Hopefully it’s starting to sink in at this point that the first one—RefreshNew—doesn’t actually work. Here’s what happens:

void Main()
{
    List<string> Strings = new List<string>(){ "a", "b", "c" };

    Console.Write("Before Refresh: ");
    Strings.ForEach(x=>Console.Write(x));
    
    RefreshNew(Strings);
    Console.Write("\nAfter Refresh New:   ");
    Strings.ForEach(x=>Console.Write(x));

    RefreshClear(Strings);
    Console.Write("\nAfter Refresh Clear: ");
    Strings.ForEach(x=>Console.Write(x));
}

And the output:

Before Refresh: abc
After Refresh New:   abc
After Refresh Clear: 123

Again we see that repointing references that were passed by value does not have the desired effect. We could update the first implementation to pass its list as a ref parameter but I discourage that. I like the .Clear approach instead. The reason .Clear/.Add works is that you are working with the right object by the time you start manipulating it. You could also sidestep the whole problem by changing the method name to “Rebuild” and have it return a new list.

If that’s just crazy and not making any sense to you, I suggest checking out some of the textbook diagrams that explain this, or read this excellent post by Jon Skeet on the same topic. Both do a far better job at this than me.

This is a topic that was incorrectly taught (or understood) to me in college, so don’t be surprised if you learn something new as I did.

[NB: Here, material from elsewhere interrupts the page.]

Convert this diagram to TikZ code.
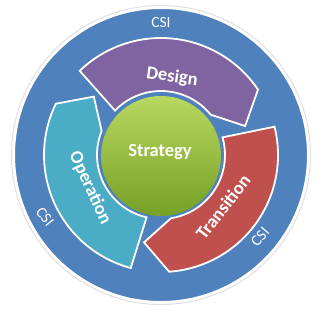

There’s that tiny issue of Capacity that I hinted at before. Internally Lists are stored as arrays or whatever—it doesn’t really matter. For performance reasons, since arrays are immutable, they are allocated larger than necessary. This way, you can add elements to them without reallocating the entire thing. The system makes a trade off in avoiding allocating too much by doubling the size of the allocation every time it runs out of space. I suspect that clearing a list does not affect its capacity. Let’s see:

var List = new List<int>();

Console.WriteLine("Building list...");
for(int i = 0; i<9; i++){
    List.Add(i);
    Console.WriteLine("List count: {0}, list capacity: {1}", List.Count, List.Capacity);
}

Console.WriteLine("\nClearing list...");
List.Clear();
Console.WriteLine("List count: {0}, list capacity: {1}", List.Count, List.Capacity);

And the output:

Building list...
List count: 1, list capacity: 4
List count: 2, list capacity: 4
List count: 3, list capacity: 4
List count: 4, list capacity: 4
List count: 5, list capacity: 8
List count: 6, list capacity: 8
List count: 7, list capacity: 8
List count: 8, list capacity: 8
List count: 9, list capacity: 16

Clearing list...
List count: 0, list capacity: 16

So it’s as expected: clearing the list does not affect the list’s capacity. This implies that if you are creating a new list which is expected to significantly differ in size, than “Clear()” might not be the way to go. It’s probably a micro-optimization, but I’d say the doubling nature of lists is probably something worth knowing.